Required work: Write out every line below that includes the word "with".

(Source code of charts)
-- START --

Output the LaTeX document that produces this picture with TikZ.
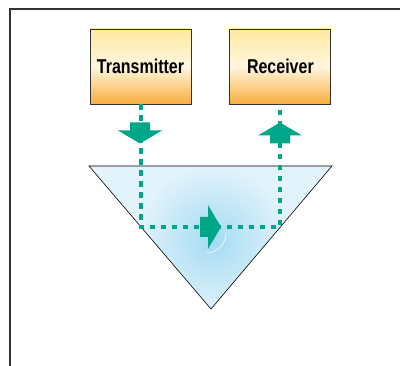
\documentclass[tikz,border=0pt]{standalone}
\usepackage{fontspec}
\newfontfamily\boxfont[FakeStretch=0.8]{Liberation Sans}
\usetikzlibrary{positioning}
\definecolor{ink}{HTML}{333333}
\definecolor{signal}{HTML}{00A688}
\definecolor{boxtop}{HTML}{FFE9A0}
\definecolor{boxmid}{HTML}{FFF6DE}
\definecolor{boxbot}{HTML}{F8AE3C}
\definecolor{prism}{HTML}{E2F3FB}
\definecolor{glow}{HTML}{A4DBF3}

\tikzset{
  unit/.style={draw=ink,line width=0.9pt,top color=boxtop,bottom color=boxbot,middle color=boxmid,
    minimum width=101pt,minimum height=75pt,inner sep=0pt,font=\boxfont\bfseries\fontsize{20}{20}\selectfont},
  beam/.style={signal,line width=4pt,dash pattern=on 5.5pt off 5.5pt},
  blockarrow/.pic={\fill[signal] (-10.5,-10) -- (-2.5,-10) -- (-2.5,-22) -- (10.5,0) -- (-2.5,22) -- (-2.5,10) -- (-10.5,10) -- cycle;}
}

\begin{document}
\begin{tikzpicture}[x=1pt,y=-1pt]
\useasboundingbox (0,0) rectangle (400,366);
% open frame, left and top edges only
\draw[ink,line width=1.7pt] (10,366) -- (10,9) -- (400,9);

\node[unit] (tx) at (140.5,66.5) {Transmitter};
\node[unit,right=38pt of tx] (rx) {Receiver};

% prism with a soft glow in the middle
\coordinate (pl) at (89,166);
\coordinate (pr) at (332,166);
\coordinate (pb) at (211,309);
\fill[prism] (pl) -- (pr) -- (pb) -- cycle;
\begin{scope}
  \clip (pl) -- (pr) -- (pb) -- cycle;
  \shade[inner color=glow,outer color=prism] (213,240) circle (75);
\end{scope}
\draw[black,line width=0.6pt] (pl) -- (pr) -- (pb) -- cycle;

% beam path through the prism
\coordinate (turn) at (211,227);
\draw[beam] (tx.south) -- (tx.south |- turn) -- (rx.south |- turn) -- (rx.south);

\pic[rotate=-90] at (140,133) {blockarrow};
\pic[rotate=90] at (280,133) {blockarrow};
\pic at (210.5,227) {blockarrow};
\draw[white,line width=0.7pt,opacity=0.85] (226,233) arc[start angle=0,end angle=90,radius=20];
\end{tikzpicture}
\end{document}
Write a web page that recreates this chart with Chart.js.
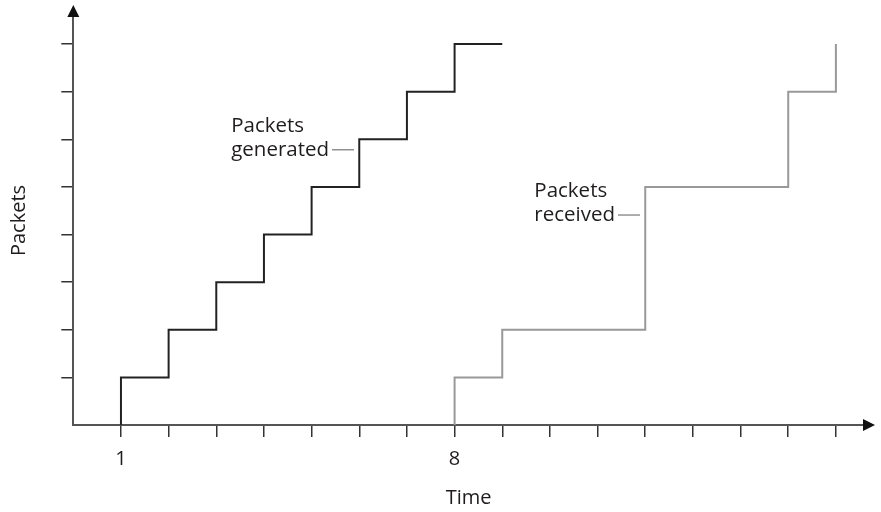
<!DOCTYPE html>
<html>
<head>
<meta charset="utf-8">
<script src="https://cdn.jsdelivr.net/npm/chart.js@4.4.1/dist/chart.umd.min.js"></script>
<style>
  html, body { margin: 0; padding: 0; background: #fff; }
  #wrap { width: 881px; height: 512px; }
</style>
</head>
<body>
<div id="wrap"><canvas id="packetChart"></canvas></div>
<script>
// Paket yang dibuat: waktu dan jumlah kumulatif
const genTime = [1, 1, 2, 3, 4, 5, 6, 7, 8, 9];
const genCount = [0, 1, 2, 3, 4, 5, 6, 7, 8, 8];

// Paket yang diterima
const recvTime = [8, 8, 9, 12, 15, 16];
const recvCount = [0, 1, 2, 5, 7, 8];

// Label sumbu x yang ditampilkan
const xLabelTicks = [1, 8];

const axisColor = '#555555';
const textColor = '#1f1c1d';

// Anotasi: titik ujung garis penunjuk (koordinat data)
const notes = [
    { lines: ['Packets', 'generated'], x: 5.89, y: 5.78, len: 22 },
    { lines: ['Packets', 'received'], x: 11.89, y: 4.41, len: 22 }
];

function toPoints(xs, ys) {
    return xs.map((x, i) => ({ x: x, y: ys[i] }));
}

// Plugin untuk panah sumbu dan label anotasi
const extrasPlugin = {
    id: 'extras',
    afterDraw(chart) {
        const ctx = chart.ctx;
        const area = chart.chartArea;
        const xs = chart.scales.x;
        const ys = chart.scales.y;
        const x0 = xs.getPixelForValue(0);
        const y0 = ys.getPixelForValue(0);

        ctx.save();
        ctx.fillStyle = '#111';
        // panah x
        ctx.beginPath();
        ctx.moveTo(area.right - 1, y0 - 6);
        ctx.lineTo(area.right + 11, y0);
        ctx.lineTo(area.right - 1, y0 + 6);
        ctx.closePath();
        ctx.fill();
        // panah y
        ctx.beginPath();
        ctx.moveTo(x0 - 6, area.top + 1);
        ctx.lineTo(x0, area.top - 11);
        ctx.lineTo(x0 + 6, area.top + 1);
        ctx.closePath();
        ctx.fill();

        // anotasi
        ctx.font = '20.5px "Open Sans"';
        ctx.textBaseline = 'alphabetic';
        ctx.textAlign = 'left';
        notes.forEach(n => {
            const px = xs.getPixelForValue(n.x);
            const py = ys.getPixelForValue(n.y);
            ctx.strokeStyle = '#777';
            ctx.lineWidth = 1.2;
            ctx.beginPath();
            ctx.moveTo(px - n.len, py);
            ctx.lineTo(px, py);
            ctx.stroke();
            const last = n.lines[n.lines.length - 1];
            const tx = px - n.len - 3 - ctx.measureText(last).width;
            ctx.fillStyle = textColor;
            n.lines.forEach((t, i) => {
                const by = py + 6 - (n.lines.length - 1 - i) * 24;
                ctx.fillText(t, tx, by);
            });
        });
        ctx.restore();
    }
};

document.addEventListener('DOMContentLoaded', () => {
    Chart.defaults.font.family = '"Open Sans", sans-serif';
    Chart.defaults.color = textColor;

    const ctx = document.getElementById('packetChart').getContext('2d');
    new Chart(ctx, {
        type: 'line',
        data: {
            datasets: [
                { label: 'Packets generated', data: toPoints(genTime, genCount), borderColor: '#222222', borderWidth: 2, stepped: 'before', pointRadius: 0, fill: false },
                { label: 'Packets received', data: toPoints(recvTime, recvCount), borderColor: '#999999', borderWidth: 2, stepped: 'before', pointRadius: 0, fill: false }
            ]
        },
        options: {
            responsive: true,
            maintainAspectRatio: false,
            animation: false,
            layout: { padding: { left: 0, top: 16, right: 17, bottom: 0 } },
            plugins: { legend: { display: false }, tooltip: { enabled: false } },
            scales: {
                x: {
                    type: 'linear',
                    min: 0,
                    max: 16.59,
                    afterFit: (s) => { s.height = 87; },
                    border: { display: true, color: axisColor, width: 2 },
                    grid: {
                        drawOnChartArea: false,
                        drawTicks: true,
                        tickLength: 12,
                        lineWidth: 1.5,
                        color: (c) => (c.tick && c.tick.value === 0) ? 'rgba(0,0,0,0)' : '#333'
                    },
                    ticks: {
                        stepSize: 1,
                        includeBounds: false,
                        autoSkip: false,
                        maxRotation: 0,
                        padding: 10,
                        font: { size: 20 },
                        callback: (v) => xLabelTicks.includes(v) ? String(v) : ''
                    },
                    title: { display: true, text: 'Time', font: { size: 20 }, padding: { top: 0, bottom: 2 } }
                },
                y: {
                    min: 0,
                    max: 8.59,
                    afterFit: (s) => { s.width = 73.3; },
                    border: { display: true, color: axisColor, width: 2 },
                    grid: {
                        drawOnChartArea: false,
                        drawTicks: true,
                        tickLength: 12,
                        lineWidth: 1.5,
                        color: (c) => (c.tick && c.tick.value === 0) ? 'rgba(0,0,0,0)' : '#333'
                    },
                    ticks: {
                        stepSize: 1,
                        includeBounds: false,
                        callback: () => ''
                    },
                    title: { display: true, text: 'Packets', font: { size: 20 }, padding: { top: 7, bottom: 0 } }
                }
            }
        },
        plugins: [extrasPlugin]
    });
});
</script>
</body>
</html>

-- END --
-- START --

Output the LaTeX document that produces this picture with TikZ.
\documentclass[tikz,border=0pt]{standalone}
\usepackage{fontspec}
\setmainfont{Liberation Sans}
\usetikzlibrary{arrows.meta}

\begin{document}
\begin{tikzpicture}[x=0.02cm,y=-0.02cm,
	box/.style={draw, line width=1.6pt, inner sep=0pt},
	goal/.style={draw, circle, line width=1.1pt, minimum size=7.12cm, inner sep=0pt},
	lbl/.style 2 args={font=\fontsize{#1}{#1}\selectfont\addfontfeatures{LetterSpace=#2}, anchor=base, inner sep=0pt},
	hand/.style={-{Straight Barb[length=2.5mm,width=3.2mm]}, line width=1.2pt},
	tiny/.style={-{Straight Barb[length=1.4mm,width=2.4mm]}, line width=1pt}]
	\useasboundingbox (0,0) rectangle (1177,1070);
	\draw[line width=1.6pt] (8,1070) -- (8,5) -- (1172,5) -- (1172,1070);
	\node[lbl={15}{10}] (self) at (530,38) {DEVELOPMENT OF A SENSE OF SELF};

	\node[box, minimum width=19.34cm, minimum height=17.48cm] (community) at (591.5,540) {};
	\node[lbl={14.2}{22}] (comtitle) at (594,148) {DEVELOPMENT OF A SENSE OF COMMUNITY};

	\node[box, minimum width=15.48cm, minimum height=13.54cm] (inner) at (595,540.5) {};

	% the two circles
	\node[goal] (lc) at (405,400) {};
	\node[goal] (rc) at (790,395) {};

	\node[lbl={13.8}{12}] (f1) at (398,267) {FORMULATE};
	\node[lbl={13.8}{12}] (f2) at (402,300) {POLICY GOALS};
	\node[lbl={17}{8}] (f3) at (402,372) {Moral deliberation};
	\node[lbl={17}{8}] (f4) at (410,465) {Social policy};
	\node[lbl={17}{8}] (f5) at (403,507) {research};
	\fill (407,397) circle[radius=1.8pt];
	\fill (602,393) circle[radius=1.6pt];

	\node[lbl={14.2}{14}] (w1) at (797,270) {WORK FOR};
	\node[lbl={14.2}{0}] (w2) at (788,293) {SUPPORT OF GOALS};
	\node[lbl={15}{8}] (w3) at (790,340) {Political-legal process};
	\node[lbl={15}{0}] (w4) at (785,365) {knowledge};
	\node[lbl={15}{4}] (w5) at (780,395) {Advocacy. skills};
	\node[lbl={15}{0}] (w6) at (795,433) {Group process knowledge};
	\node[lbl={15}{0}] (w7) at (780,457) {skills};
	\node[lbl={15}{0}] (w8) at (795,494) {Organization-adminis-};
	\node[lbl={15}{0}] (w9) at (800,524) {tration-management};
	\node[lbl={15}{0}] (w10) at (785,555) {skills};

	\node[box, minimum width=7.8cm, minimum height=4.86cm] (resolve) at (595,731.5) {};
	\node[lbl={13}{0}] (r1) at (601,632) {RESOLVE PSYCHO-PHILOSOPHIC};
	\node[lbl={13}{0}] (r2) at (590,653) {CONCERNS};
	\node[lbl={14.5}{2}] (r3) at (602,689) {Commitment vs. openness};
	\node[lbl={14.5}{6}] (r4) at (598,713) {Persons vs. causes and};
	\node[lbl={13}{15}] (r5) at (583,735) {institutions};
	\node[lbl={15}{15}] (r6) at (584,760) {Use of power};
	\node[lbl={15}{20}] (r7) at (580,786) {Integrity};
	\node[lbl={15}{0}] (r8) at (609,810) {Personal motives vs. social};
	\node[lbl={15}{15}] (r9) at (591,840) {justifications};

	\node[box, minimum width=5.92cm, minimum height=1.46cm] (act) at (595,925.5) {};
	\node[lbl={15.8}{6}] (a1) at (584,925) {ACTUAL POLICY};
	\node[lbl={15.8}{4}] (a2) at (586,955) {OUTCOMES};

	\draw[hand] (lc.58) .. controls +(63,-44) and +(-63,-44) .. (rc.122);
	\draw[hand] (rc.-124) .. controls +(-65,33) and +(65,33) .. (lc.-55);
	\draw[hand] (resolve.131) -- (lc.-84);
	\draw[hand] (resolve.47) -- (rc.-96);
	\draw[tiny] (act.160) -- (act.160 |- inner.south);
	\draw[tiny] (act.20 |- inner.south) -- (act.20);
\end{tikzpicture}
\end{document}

-- END --

Answer to the exercise:
Output the LaTeX document that produces this picture with TikZ.
% prism with a soft glow in the middle
Write a web page that recreates this chart with Chart.js.
Output the LaTeX document that produces this picture with TikZ.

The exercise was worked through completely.